### Aim:
Pictures are to be left out. Copy exactly the lines from the one containing "What Chart.js code" to the one containing "const xAxisTitle = 'Zeit [min]';", both ends kept.

### Record extracts:
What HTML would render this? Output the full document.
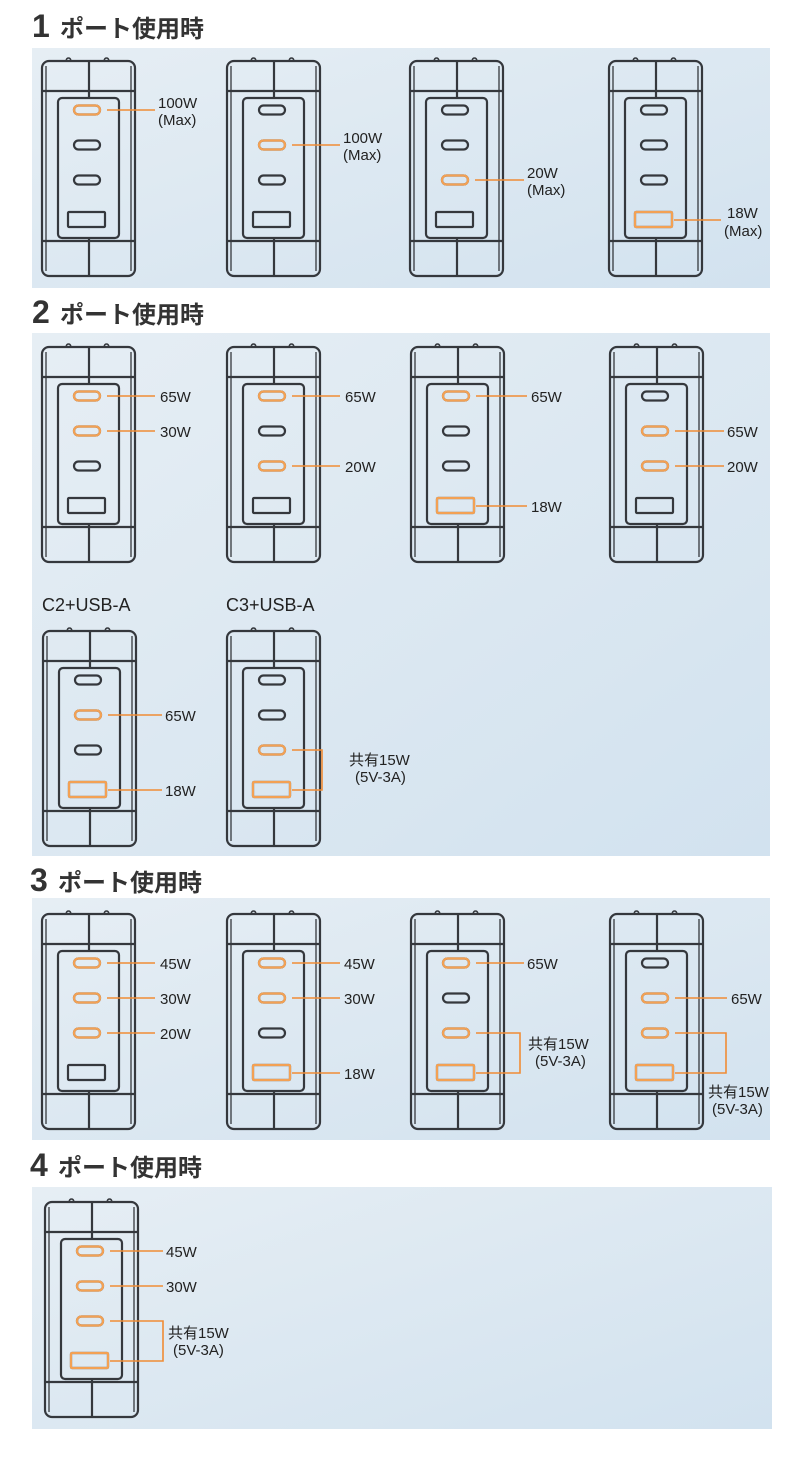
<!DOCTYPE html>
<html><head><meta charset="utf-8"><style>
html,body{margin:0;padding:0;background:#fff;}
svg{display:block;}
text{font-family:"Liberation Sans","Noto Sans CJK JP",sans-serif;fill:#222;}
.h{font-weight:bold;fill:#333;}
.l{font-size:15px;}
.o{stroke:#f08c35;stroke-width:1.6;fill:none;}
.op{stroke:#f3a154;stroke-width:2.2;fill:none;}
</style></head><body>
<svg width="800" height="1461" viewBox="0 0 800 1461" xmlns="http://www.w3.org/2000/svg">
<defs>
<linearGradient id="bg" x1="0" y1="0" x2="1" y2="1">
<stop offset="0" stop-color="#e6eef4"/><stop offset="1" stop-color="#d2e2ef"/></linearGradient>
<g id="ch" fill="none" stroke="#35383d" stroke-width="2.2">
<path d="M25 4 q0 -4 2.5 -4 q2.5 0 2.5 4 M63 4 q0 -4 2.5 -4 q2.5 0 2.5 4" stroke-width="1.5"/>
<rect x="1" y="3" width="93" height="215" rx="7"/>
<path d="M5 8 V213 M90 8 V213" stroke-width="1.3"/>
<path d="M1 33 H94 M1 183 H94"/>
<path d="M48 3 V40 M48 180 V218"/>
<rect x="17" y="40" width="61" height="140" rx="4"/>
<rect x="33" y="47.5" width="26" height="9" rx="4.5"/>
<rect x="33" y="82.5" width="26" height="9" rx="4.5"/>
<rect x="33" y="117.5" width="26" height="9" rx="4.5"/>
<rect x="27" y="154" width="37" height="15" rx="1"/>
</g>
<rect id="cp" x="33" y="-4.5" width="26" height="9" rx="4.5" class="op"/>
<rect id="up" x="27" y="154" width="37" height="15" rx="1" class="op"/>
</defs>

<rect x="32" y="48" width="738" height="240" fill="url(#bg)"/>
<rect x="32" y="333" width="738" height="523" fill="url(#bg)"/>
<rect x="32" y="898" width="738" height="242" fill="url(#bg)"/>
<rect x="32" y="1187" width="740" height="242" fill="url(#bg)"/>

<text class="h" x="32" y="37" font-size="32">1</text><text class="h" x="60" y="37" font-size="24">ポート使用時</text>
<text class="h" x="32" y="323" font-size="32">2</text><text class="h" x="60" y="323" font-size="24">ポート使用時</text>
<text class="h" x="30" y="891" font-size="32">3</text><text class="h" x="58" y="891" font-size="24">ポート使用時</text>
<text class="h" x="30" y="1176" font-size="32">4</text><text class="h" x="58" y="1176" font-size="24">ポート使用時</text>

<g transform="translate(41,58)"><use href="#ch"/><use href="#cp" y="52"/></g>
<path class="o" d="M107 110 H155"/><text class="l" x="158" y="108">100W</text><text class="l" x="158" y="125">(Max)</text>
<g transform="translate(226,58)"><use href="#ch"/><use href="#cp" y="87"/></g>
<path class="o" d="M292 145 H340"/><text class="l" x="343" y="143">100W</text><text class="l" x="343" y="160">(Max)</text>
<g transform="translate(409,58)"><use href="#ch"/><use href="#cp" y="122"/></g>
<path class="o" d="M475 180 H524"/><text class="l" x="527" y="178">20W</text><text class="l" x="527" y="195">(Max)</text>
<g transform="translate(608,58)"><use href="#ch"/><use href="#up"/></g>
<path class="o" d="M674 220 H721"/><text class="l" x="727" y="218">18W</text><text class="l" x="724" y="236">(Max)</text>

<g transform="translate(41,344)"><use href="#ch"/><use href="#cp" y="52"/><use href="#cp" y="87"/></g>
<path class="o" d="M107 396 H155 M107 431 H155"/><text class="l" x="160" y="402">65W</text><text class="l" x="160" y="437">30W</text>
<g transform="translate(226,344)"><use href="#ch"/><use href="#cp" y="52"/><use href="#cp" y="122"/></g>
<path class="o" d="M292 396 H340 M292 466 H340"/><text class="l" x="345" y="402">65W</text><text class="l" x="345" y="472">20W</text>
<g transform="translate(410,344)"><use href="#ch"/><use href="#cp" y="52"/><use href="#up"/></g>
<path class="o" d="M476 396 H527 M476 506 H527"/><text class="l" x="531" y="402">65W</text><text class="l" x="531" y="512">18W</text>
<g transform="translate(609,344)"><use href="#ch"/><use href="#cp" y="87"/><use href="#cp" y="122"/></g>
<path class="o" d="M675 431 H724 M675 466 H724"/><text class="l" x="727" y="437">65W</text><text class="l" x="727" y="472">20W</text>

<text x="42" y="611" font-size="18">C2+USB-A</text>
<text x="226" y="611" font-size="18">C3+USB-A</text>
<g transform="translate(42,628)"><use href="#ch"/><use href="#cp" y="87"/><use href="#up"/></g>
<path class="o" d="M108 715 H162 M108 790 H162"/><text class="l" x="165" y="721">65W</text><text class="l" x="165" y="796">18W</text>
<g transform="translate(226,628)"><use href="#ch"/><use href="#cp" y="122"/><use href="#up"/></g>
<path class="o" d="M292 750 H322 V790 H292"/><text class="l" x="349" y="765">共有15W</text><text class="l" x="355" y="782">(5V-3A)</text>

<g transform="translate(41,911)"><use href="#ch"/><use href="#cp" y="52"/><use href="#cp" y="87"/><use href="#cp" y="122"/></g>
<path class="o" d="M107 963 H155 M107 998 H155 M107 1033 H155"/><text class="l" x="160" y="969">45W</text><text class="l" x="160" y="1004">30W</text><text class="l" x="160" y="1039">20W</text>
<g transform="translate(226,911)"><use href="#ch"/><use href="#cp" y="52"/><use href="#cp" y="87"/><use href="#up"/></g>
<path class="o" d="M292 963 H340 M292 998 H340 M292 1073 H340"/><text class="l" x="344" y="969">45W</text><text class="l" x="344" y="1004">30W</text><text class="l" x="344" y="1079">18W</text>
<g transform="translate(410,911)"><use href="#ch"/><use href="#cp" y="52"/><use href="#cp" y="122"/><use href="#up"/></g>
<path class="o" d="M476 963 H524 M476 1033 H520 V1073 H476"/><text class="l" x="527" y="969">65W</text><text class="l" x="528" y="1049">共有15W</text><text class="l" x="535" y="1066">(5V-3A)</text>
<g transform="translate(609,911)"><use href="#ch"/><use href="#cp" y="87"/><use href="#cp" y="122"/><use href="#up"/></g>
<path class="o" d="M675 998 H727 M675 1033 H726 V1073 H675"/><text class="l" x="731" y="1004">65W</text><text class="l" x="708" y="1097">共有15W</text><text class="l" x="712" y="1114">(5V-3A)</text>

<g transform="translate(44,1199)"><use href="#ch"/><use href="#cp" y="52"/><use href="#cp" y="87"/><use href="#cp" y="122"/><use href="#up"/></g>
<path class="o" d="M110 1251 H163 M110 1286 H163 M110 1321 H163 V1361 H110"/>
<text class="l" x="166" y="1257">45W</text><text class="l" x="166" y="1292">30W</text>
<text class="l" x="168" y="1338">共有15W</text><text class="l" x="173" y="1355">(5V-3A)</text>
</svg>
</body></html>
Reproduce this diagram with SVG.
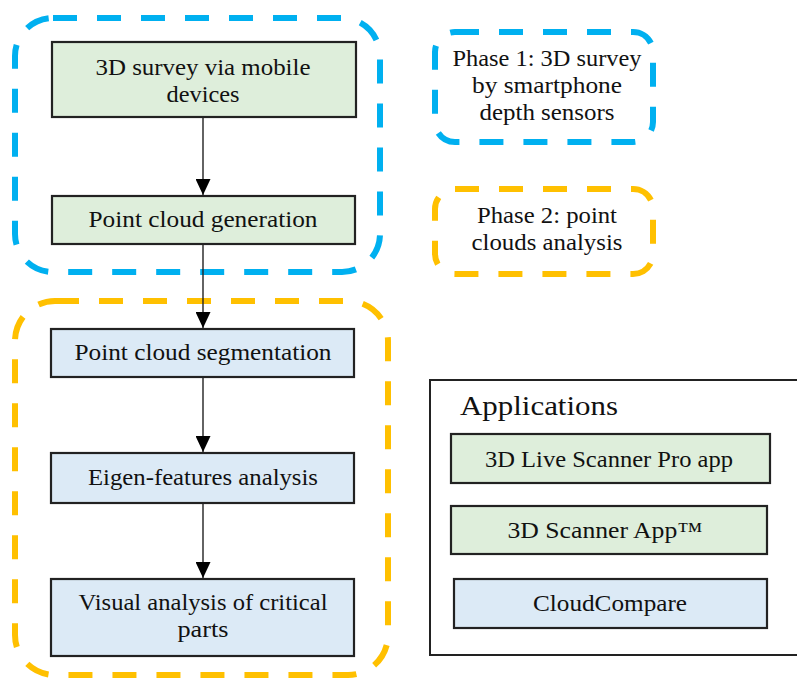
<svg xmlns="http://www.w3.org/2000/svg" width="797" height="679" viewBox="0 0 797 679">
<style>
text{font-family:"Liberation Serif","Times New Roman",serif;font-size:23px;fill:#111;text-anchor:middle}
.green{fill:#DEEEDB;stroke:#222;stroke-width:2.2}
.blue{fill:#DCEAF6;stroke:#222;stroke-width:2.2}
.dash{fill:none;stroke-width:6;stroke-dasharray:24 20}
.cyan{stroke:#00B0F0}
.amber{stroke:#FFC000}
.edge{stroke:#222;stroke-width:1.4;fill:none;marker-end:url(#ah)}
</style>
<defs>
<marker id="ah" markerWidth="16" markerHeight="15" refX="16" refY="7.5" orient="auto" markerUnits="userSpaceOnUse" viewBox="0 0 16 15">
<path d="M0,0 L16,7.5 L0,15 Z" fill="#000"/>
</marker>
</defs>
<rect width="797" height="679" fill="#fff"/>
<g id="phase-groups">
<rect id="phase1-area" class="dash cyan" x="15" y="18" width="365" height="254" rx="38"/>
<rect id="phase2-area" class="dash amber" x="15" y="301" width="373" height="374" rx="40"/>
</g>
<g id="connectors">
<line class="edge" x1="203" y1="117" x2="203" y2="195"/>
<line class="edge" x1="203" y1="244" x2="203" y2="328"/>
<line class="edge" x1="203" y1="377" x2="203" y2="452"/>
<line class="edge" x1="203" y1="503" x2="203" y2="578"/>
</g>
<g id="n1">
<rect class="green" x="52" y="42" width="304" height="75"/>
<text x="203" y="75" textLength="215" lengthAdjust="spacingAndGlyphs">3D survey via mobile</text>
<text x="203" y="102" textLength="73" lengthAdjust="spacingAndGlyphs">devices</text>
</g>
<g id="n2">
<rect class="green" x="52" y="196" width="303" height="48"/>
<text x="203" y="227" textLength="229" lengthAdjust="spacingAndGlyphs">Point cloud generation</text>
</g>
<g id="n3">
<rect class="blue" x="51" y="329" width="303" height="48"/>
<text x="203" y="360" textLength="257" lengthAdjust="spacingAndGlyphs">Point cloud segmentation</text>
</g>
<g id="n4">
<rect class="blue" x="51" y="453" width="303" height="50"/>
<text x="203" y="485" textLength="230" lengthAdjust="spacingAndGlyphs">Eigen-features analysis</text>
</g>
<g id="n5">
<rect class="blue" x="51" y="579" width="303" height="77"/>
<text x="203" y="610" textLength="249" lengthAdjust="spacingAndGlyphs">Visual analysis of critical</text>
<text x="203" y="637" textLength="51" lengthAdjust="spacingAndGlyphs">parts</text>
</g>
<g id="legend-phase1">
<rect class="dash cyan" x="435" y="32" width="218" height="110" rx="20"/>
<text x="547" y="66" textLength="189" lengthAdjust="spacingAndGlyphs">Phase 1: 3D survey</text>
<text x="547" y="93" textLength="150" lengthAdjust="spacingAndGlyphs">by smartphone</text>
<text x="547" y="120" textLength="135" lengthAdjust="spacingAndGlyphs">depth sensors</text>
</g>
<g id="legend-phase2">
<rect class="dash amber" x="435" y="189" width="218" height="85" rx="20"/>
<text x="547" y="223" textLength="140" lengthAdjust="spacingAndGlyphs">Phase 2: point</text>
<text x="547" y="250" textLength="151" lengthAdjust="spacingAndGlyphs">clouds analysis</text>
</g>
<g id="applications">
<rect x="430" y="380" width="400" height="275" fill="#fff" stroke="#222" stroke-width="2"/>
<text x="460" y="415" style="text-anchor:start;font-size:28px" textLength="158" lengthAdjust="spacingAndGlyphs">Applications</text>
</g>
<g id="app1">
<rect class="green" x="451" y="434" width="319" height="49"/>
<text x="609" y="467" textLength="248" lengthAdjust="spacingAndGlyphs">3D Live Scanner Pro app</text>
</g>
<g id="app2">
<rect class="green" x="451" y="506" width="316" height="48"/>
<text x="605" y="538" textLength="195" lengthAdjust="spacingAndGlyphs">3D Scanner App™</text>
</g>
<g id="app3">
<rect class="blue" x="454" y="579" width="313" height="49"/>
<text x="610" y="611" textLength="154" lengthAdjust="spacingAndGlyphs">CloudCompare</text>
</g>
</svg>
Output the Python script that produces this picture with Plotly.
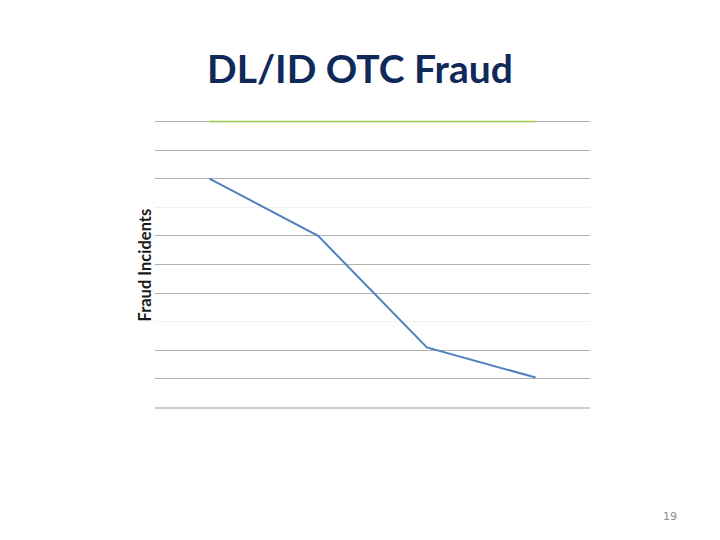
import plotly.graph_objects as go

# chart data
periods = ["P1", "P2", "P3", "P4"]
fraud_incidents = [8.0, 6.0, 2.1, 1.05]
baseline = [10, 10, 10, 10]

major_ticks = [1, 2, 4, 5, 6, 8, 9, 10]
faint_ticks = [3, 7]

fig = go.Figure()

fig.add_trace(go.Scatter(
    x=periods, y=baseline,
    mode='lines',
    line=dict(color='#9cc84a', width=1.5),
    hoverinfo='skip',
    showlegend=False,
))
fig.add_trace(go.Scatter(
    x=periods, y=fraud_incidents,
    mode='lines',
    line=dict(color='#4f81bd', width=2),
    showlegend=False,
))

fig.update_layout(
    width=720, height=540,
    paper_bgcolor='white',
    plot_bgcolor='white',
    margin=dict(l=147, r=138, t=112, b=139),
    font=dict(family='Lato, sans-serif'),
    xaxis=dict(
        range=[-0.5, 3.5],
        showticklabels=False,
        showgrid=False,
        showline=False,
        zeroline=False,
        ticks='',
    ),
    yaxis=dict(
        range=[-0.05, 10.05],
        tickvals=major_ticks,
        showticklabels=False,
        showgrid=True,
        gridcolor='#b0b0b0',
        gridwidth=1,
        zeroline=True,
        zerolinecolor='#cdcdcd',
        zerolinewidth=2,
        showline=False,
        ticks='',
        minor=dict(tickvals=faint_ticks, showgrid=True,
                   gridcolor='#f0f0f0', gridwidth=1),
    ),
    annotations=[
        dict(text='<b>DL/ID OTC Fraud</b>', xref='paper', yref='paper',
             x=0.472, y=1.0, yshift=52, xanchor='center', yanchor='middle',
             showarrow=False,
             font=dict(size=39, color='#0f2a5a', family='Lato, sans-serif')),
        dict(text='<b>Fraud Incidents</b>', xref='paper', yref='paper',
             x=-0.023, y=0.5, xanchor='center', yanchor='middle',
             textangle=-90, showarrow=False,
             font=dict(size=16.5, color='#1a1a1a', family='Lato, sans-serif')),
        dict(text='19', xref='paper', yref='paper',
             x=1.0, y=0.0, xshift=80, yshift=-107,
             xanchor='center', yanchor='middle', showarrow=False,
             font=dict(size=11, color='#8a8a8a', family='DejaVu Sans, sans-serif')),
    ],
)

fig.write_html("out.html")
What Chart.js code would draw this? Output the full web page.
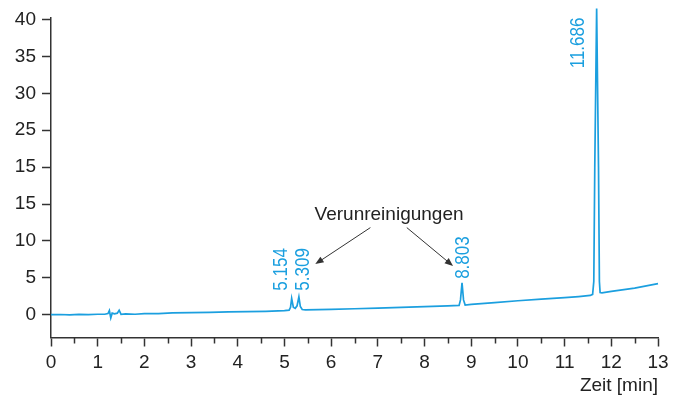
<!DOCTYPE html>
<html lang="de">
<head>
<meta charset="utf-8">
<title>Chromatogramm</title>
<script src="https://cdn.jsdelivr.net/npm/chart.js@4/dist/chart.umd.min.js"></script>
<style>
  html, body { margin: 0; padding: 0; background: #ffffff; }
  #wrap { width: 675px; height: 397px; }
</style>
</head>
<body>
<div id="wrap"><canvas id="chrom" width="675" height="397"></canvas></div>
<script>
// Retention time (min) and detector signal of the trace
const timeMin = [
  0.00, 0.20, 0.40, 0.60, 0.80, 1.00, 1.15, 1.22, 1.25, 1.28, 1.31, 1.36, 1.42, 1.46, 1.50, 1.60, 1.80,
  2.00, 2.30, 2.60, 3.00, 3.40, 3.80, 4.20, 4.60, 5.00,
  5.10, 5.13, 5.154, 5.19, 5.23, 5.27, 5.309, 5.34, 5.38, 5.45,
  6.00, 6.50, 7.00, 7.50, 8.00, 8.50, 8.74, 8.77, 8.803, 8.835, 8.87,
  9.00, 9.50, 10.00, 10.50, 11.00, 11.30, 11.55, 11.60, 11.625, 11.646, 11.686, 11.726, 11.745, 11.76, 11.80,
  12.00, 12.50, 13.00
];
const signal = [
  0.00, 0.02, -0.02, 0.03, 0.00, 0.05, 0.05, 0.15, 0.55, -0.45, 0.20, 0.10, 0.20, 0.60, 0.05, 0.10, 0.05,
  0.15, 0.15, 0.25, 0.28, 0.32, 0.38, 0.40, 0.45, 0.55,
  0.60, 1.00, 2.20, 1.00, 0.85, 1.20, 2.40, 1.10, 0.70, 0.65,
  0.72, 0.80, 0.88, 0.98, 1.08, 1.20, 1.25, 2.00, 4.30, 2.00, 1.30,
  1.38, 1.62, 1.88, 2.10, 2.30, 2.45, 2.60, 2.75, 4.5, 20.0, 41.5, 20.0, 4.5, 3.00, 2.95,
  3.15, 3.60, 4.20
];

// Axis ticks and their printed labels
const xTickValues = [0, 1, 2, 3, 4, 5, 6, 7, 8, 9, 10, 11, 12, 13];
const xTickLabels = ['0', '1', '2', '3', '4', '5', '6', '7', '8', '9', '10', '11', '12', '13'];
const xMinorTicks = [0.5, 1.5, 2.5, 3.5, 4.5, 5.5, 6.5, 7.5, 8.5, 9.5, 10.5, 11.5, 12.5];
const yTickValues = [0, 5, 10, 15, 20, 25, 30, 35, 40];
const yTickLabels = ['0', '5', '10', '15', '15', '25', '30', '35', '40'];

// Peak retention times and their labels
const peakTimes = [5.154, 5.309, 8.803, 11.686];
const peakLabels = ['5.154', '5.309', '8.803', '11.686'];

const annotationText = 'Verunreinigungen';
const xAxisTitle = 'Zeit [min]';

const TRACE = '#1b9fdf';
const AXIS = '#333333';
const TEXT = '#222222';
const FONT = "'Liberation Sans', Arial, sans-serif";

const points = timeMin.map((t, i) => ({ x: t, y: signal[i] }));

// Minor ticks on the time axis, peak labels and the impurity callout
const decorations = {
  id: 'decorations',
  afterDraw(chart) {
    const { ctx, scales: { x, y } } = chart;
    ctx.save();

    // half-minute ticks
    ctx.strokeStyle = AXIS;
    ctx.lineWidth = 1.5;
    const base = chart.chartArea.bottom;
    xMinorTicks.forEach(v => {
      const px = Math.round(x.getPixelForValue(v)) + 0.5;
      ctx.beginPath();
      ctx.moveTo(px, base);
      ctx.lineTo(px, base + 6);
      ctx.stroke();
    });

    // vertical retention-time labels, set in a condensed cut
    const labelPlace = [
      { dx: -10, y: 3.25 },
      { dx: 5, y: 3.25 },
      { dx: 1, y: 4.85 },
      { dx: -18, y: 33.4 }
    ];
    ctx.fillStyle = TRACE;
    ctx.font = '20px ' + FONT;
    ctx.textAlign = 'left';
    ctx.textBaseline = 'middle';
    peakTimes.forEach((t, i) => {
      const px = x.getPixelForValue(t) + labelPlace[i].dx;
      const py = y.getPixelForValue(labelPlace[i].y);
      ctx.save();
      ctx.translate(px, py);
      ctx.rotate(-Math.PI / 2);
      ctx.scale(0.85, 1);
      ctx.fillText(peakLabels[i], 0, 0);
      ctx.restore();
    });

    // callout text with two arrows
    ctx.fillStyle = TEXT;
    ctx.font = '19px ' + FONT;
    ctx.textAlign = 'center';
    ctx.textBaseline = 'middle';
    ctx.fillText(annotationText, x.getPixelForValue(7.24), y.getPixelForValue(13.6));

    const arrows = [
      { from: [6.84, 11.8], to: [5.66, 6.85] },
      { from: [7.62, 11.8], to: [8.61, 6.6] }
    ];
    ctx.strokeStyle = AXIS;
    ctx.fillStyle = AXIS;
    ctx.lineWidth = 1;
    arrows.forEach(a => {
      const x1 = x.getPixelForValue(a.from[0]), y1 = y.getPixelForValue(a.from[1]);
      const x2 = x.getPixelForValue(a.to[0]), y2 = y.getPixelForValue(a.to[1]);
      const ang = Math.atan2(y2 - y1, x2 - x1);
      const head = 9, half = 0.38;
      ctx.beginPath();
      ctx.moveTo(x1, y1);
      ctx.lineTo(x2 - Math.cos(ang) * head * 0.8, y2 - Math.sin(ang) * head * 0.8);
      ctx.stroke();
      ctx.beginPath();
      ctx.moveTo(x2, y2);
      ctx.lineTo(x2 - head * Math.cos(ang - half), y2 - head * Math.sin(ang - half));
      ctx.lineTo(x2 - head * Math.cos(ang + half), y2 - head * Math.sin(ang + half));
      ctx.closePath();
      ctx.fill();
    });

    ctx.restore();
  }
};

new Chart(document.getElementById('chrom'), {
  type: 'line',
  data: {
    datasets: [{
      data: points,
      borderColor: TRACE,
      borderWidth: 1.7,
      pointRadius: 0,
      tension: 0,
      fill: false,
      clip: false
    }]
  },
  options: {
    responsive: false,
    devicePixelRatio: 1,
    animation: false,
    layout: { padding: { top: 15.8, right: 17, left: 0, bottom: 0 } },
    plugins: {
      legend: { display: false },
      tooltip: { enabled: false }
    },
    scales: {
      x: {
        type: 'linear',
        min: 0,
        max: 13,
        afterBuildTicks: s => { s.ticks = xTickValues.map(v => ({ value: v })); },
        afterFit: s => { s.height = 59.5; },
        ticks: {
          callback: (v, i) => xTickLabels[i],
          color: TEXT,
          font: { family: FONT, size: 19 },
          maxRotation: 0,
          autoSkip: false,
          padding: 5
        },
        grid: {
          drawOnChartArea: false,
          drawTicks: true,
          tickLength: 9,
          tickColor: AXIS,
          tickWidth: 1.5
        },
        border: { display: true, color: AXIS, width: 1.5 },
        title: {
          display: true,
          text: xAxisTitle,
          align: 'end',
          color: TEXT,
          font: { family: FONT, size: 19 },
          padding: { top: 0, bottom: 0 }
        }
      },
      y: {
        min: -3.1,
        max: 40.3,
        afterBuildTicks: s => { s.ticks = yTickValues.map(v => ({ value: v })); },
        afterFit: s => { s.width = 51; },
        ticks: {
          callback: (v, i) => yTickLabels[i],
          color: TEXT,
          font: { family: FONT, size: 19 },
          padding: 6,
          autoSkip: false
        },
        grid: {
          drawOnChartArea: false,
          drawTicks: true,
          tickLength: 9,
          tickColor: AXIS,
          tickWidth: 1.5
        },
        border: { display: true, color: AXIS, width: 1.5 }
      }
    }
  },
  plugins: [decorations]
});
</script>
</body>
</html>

### Reply:
What Chart.js code would draw this? Output the full web page.
<!DOCTYPE html>
<html lang="de">
<head>
<meta charset="utf-8">
<title>Chromatogramm</title>
<script src="https://cdn.jsdelivr.net/npm/chart.js@4/dist/chart.umd.min.js"></script>
<style>
  html, body { margin: 0; padding: 0; background: #ffffff; }
  #wrap { width: 675px; height: 397px; }
</style>
</head>
<body>
<div id="wrap"><canvas id="chrom" width="675" height="397"></canvas></div>
<script>
// Retention time (min) and detector signal of the trace
const timeMin = [
  0.00, 0.20, 0.40, 0.60, 0.80, 1.00, 1.15, 1.22, 1.25, 1.28, 1.31, 1.36, 1.42, 1.46, 1.50, 1.60, 1.80,
  2.00, 2.30, 2.60, 3.00, 3.40, 3.80, 4.20, 4.60, 5.00,
  5.10, 5.13, 5.154, 5.19, 5.23, 5.27, 5.309, 5.34, 5.38, 5.45,
  6.00, 6.50, 7.00, 7.50, 8.00, 8.50, 8.74, 8.77, 8.803, 8.835, 8.87,
  9.00, 9.50, 10.00, 10.50, 11.00, 11.30, 11.55, 11.60, 11.625, 11.646, 11.686, 11.726, 11.745, 11.76, 11.80,
  12.00, 12.50, 13.00
];
const signal = [
  0.00, 0.02, -0.02, 0.03, 0.00, 0.05, 0.05, 0.15, 0.55, -0.45, 0.20, 0.10, 0.20, 0.60, 0.05, 0.10, 0.05,
  0.15, 0.15, 0.25, 0.28, 0.32, 0.38, 0.40, 0.45, 0.55,
  0.60, 1.00, 2.20, 1.00, 0.85, 1.20, 2.40, 1.10, 0.70, 0.65,
  0.72, 0.80, 0.88, 0.98, 1.08, 1.20, 1.25, 2.00, 4.30, 2.00, 1.30,
  1.38, 1.62, 1.88, 2.10, 2.30, 2.45, 2.60, 2.75, 4.5, 20.0, 41.5, 20.0, 4.5, 3.00, 2.95,
  3.15, 3.60, 4.20
];

// Axis ticks and their printed labels
const xTickValues = [0, 1, 2, 3, 4, 5, 6, 7, 8, 9, 10, 11, 12, 13];
const xTickLabels = ['0', '1', '2', '3', '4', '5', '6', '7', '8', '9', '10', '11', '12', '13'];
const xMinorTicks = [0.5, 1.5, 2.5, 3.5, 4.5, 5.5, 6.5, 7.5, 8.5, 9.5, 10.5, 11.5, 12.5];
const yTickValues = [0, 5, 10, 15, 20, 25, 30, 35, 40];
const yTickLabels = ['0', '5', '10', '15', '15', '25', '30', '35', '40'];

// Peak retention times and their labels
const peakTimes = [5.154, 5.309, 8.803, 11.686];
const peakLabels = ['5.154', '5.309', '8.803', '11.686'];

const annotationText = 'Verunreinigungen';
const xAxisTitle = 'Zeit [min]';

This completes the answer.